Akhlak secara terminologi berarti
tingkah laku seseorang yang didorong oleh suatu keinginan secara sadar untuk
melakukan suatu perbuatan yang baik.
Akhlak merupakan bentuk jamak dari kata khuluk, berasal dari bahasa Arab yang berarti perangai, tingkah laku, atau tabiat. Ada empat hal yang harus ada apabila
seseorang ingin dikatakan berakhlak yaitu : 1) perbuatan yang baik dan buruk,
2) kemampuan melakukan perbuatan, 3) kesadaran akan perbuatan itu dan 4)
kondisi jiwa yang membuat cenderung melakukan perbuatan baik dan buruk. Manusia itu dibekali dengan fitrah ( potensi). Potensi
yang ada pada diri manusia itu perlu diarahkan dan dibiasakan untuk selalu
berbuat baik. Tiga pakar di bidang akhlak yang perlu dijadikan teladani yaitu Ibnu Maskawih, Al-Ghazali dan Ahmad Amin menyatakan bahwa akhlak adalah perangai yang melekat
pada diri seseorang yang dapat memunculkan perbuatan baik tanpa
mempertimbangkan pikiran terlebih dahulu. Sudah sepantasnyalah, para tokoh
akhlak dijadikan teladan bagi manusia agar dapat selamat.

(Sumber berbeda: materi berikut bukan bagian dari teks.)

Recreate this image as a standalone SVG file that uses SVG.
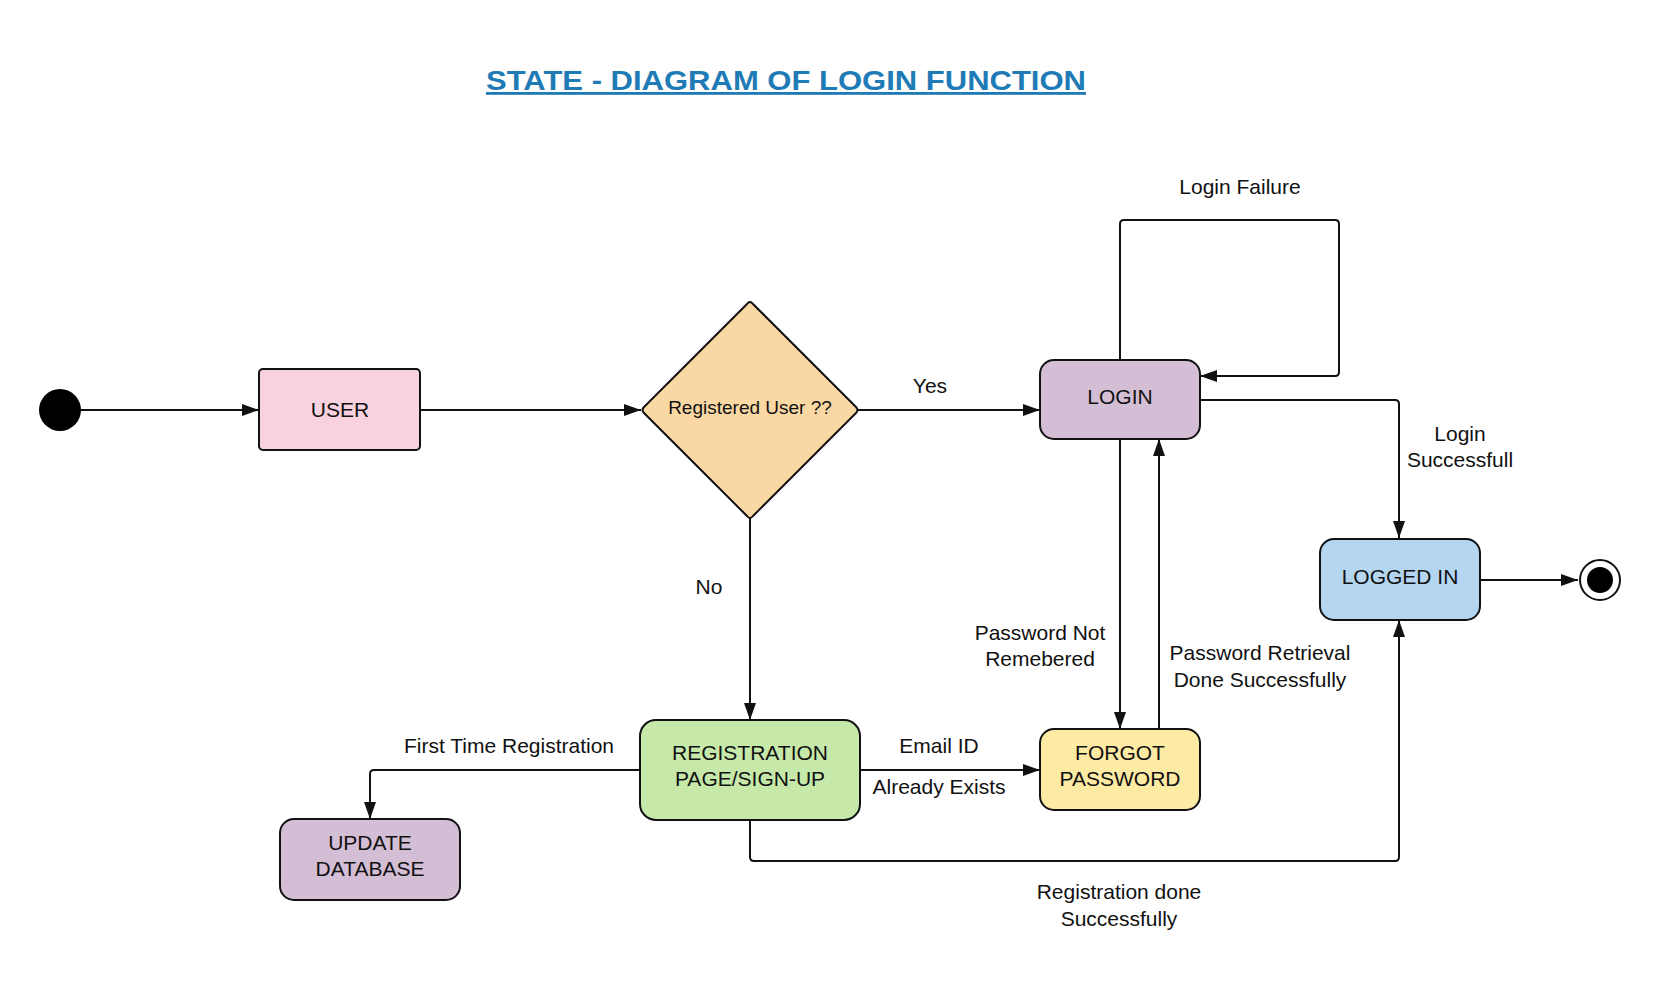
<svg xmlns="http://www.w3.org/2000/svg" width="1660" height="984" viewBox="0 0 1660 984">
<style>
  text { font-family: "Liberation Sans", Arial, sans-serif; fill: #111; }
  .node { stroke: #111; stroke-width: 2; }
  .lbl { font-size: 21px; text-anchor: middle; }
  .edge { fill: none; stroke: #111; stroke-width: 2; }
  .title { font-size: 28px; font-weight: bold; fill: #1f7bb6; text-anchor: middle; text-decoration: underline; }
</style>
<defs>
  <marker id="arr" viewBox="0 0 17 12" refX="17" refY="6" markerWidth="17" markerHeight="12" markerUnits="userSpaceOnUse" orient="auto">
    <path d="M0,0 L17,6 L0,12 Z" fill="#111"/>
  </marker>
</defs>
<rect width="1660" height="984" fill="#ffffff"/>
<text class="title" x="786" y="90" textLength="600" lengthAdjust="spacingAndGlyphs">STATE - DIAGRAM OF LOGIN FUNCTION</text>

<g id="connectors">
  <path class="edge" d="M81,410 H259" marker-end="url(#arr)"/>
  <path class="edge" d="M420,410 H641" marker-end="url(#arr)"/>
  <path class="edge" d="M858,410 H1040" marker-end="url(#arr)"/>
  <path class="edge" d="M1120,360 V224 Q1120,220 1124,220 H1335 Q1339,220 1339,224 V372 Q1339,376 1335,376 H1200" marker-end="url(#arr)"/>
  <path class="edge" d="M1200,400 H1395 Q1399,400 1399,404 V538" marker-end="url(#arr)"/>
  <path class="edge" d="M1480,580 H1578" marker-end="url(#arr)"/>
  <path class="edge" d="M1120,439 V729" marker-end="url(#arr)"/>
  <path class="edge" d="M1159,729 V439" marker-end="url(#arr)"/>
  <path class="edge" d="M750,518 V720" marker-end="url(#arr)"/>
  <path class="edge" d="M639,770 H374 Q370,770 370,774 V819" marker-end="url(#arr)"/>
  <path class="edge" d="M860,770 H1040" marker-end="url(#arr)"/>
  <path class="edge" d="M750,820 V857 Q750,861 754,861 H1395 Q1399,861 1399,857 V620" marker-end="url(#arr)"/>
  <text class="lbl" x="930" y="393">Yes</text>
  <text class="lbl" x="1240" y="194">Login Failure</text>
  <text class="lbl" x="1460" y="441">Login</text>
  <text class="lbl" x="1460" y="467">Successfull</text>
  <text class="lbl" x="709" y="594">No</text>
  <text class="lbl" x="1040" y="640">Password Not</text>
  <text class="lbl" x="1040" y="666">Remebered</text>
  <text class="lbl" x="1260" y="660">Password Retrieval</text>
  <text class="lbl" x="1260" y="687">Done Successfully</text>
  <text class="lbl" x="509" y="753">First Time Registration</text>
  <text class="lbl" x="939" y="753">Email ID</text>
  <text class="lbl" x="939" y="794">Already Exists</text>
  <text class="lbl" x="1119" y="899">Registration done</text>
  <text class="lbl" x="1119" y="926">Successfully</text>
</g>

<g id="start">
  <circle cx="60" cy="410" r="21" fill="#000"/>
</g>
<g id="user">
  <rect class="node" x="259" y="369" width="161" height="81" rx="4" fill="#f9d1df"/>
  <text class="lbl" x="340" y="417">USER</text>
</g>
<g id="decision">
  <path class="node" d="M747,304 Q750,300 753,304 L856,407 Q859,410 856,413 L753,516 Q750,520 747,516 L644,413 Q641,410 644,407 Z" fill="#fad8a4"/>
  <text x="750" y="414" font-size="19" text-anchor="middle">Registered User ??</text>
</g>
<g id="login">
  <rect class="node" x="1040" y="360" width="160" height="79" rx="14" fill="#d4bed5"/>
  <text class="lbl" x="1120" y="404">LOGIN</text>
</g>
<g id="loggedin">
  <rect class="node" x="1320" y="539" width="160" height="81" rx="14" fill="#b4d6f0"/>
  <text class="lbl" x="1400" y="584">LOGGED IN</text>
</g>
<g id="end">
  <circle cx="1600" cy="580" r="20" fill="#fff" stroke="#111" stroke-width="2"/>
  <circle cx="1600" cy="580" r="13" fill="#000"/>
</g>
<g id="registration">
  <rect class="node" x="640" y="720" width="220" height="100" rx="16" fill="#c6e9aa"/>
  <text class="lbl" x="750" y="760">REGISTRATION</text>
  <text class="lbl" x="750" y="786">PAGE/SIGN-UP</text>
</g>
<g id="forgot">
  <rect class="node" x="1040" y="729" width="160" height="81" rx="14" fill="#fdeaa3"/>
  <text class="lbl" x="1120" y="760">FORGOT</text>
  <text class="lbl" x="1120" y="786">PASSWORD</text>
</g>
<g id="updatedb">
  <rect class="node" x="280" y="819" width="180" height="81" rx="14" fill="#d4bed5"/>
  <text class="lbl" x="370" y="850">UPDATE</text>
  <text class="lbl" x="370" y="876">DATABASE</text>
</g>
</svg>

Dewasa ini kenakalan remaja semakin tidak terkontrol. Dapat dikatakan bahwa
kenakalan remaja berada pada titik nadir atau titik kulminasi yang sangat
memprihatinkan. Realita yang berkembang
di lapangan antara lain merebaknya seks
bebas ( free sex) dan minuman keras
atau miras serta narkoba. Hubungan badan pada usia sekolah bukan hal yang tabu,
bahkan hal itu dapat terjadi ketika siswa siswi masih berpakaian seragam yang
dilakukan di kamar mandi atau toilet sekolah. Bahkan siswa SMP pun sudah tidak
merasa risih atau malu berboncengan ala mama dan papa. Ketika bertemu dengan
bapak ibu guru, siswa tersebut dengan tenangnya menyapa dengan tersenyum.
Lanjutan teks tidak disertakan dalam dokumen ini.